Lea-Jasmin Riecke

Personal information
- Nationality: German
- Born: 25 April 2000 (age 26)

Sport
- Sport: Track and Field
- Event: long jump

Medal record
IAAF World U20 Championships
| Gold medal – first place | 2018 Tampere | Long jump |

= Lea-Jasmin Riecke =

German athlete

Lea-Jasmin Riecke (born 25 April 2000) is a German athlete who won the 2018 IAAF World U20 Championships in the long jump.

==Career==
Lea-Jasmin Riecke won the silver medal at the German Youth All-Around Championships in Lage in 2015. She won gold in the 4 × 200 m relay at the German Youth Indoor Championships in Dortmund in 2016 and took part in the 2016 European Youth Championships in Tbilisi.

In 2017 she became German U18 long jump champion at the German Youth Championships in Ulm with a distance of 6.19m. She then won the gold medal in the long jump at the 2018 IAAF World U20 Championships in Tampere with a personal best 6.51m. At the German Youth Championships in 2018 in Rostock she gained gold medals in the long jump with 6.34m jump and in the 4 × 100 m relay from. That year the German Sports Foundation nominated for the Junior Sportswoman of the Year.

At the German Youth Championships 2019 in Ulm, she won the gold medal with 6.43m jump. Then she won the bronze medal at the German Championships in Berlin.

After missing huge chunks of competition time in 2021 Riecke claimed third place at the German indoor championships long jump competition in Leipzig in February 2022, jumping 6.26m to finish behind Merle Homeier and long jump Olympic champion Malaika Mihambo.

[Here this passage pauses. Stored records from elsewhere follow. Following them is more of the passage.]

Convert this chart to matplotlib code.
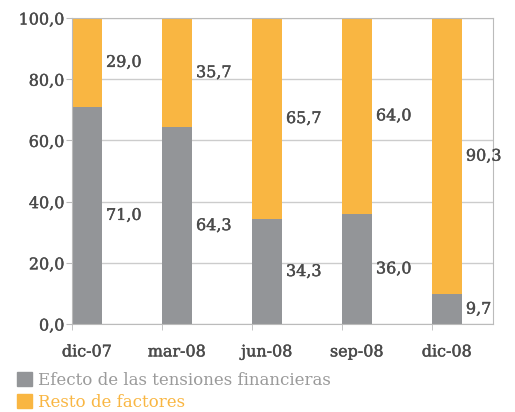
import matplotlib.pyplot as plt
import matplotlib.patheffects as pe
from matplotlib.patches import Patch
import numpy as np

categories = ["dic-07", "mar-08", "jun-08", "sep-08", "dic-08"]
tensiones = [71.0, 64.3, 34.3, 36.0, 9.7]
resto = [29.0, 35.7, 65.7, 64.0, 90.3]

grey = "#939598"
orange = "#F9B642"
txt = "#4a4a4a"
heavy = [pe.withStroke(linewidth=0.3, foreground=txt)]

plt.rcParams["font.family"] = ["DejaVu Serif"]

fig = plt.figure(figsize=(5.15, 4.12), dpi=100)
ax = fig.add_axes([0.1398, 0.2136, 0.8172, 0.7427])

x = np.arange(len(categories))
w = 1 / 3
ax.bar(x, tensiones, w, align="edge", color=grey, zorder=2)
ax.bar(x, resto, w, bottom=tensiones, align="edge", color=orange, zorder=2)

for i in range(len(categories)):
    ax.text(x[i] + w + 0.045, tensiones[i] / 2, f"{tensiones[i]:.1f}".replace(".", ","),
            va="center", ha="left", fontsize=11.5, color=txt, zorder=3, path_effects=heavy)
    ax.text(x[i] + w + 0.045, tensiones[i] + resto[i] / 2, f"{resto[i]:.1f}".replace(".", ","),
            va="center", ha="left", fontsize=11.5, color=txt, zorder=3, path_effects=heavy)

ax.set_xlim(0, 4 + 61 / 90)
ax.set_ylim(0, 100)
ax.set_yticks(np.arange(0, 101, 20))
ax.set_yticklabels([f"{v:.1f}".replace(".", ",") for v in np.arange(0, 101, 20)],
                   fontsize=11.5, color=txt)
ax.set_xticks(x + w / 2)
ax.set_xticklabels(categories, fontsize=11.5, color=txt)
for lab in ax.get_xticklabels() + ax.get_yticklabels():
    lab.set_path_effects(heavy)
ax.set_xticks(x, minor=True)
ax.tick_params(axis="x", which="major", length=0, pad=14)
ax.tick_params(axis="x", which="minor", length=4, color="#bbbbbb")
ax.tick_params(axis="y", length=4, color="#bbbbbb", pad=1.5)
ax.yaxis.grid(True, color="#cccccc", linewidth=1, zorder=0)
for s in ax.spines.values():
    s.set_color("#bbbbbb")

handles = [Patch(color=grey), Patch(color=orange)]
leg = fig.legend(handles, ["Efecto de las tensiones financieras", "Resto de factores"],
                 loc="lower left", bbox_to_anchor=(17 / 515, 1 / 412), frameon=False,
                 fontsize=12, handlelength=0.9, handleheight=0.9, handletextpad=0.36,
                 labelspacing=0.3, borderpad=0, borderaxespad=0)
for t, c in zip(leg.get_texts(), ["#9a9a9a", orange]):
    t.set_color(c)

fig.savefig("out.png", dpi=100)
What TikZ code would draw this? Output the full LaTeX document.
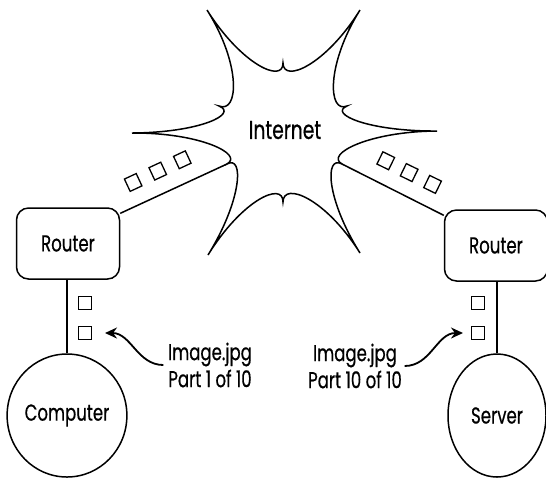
\documentclass[tikz,border=0pt]{standalone}
\usepackage{fontspec}
\setmainfont{Poppins}[FakeStretch=0.72,FakeBold=0.5]
\usetikzlibrary{arrows.meta,calc,shapes.geometric}

\begin{document}
\begin{tikzpicture}[x=0.5pt,y=-0.5pt,line width=0.75pt,
  font=\fontsize{11.5}{14}\selectfont,
  router/.style={draw, rounded corners=6pt, minimum width=51.5pt, minimum height=35.5pt, inner sep=0pt},
  host/.style={draw, ellipse, minimum width=49pt, minimum height=61.5pt, inner sep=0pt},
  pkt/.style={draw, minimum width=6.5pt, minimum height=6.8pt, inner sep=0pt, line width=0.65pt},
  note/.style={align=center, font=\fontsize{11.5}{13.5}\selectfont, inner sep=0pt},
  wiggle/.style={-{Stealth[length=6pt,width=5.5pt]}, line width=0.9pt}]
\useasboundingbox (0,0) rectangle (546,479);

% The cloud: six spikes (t) and six notches (c) between them
\coordinate (O) at (284,132);
\coordinate (t1) at (207,10);  \coordinate (c1) at (283,63);
\coordinate (t2) at (360,10);  \coordinate (c2) at (347,106);
\coordinate (t3) at (437,131); \coordinate (c3) at (342,164);
\coordinate (t4) at (360,253); \coordinate (c4) at (283,202);
\coordinate (t5) at (208,255); \coordinate (c5) at (227,164);
\coordinate (t6) at (132,133); \coordinate (c6) at (219,106);

\draw (t1)
  \foreach \i/\j in {1/2,2/3,3/4,4/5,5/6,6/1} {
    .. controls ($(t\i)!0.45!(O)$) and ($(c\i)!0.3!(O)$) .. (c\i)
    .. controls ($(c\i)!0.3!(O)$) and ($(t\j)!0.45!(O)$) .. (t\j)
  };
\node[font=\fontsize{13}{15}\selectfont] (inet) at (285,130) {Internet};

% Routers and end hosts
\node[router] (rl) at (68,243.5) {Router};
\node[router] (rr) at (496,245.5) {Router};
\node[host] (pc) at (67,415.5) {Computer};
\node[host] (srv) at (497,415.5) {Server};

% Links
\draw (rl.30) -- (c5);
\draw (rr.150) -- (c3);
\draw (pc.north) -- (pc.north |- rl.south);
\draw (srv.north) -- (srv.north |- rr.south);

% Packets on the links
\foreach \p in {0.21,0.44,0.67} {
  \node[pkt, rotate=25] at ($(rl.30)!\p!(c5)!11.3pt!90:(c5)$) {};
  \node[pkt, rotate=-26] at ($(rr.150)!\p!(c3)!11.3pt!-90:(c3)$) {};
}
\node[pkt] (p1) at (85,303) {}; \node[pkt] (p2) at (85,333) {};
\node[pkt] (p3) at (478,303) {}; \node[pkt] (p4) at (478,333) {};

% Notes
\node[note] (lbl1) at (210,365) {Image.jpg\\Part 1 of 10};
\node[note] (lbl2) at (355,366) {Image.jpg\\Part 10 of 10};
\coordinate (a1) at (105,333);
\coordinate (a2) at (463,333);
\draw[wiggle] ([xshift=-2pt]lbl1.west) to[out=180,in=0] (a1);
\draw[wiggle] ([xshift=1pt]lbl2.east) to[out=0,in=180] (a2);
\end{tikzpicture}
\end{document}
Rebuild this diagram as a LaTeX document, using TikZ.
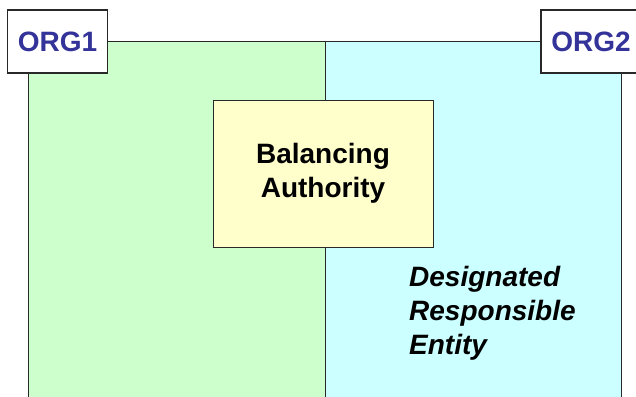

She set a new personal best distance of 6.60 metres in Weinheim in May 2023. She competed at the World University Games in Chengdu, in August 2023, qualifying for the final and placing seventh overall with a distance of 6.22 metres.

==Personal life==
She is from Magdeburg. She is a member of Mitteldeutscher Sportclub. She attended Magdeburg-Stendal University of Applied Sciences.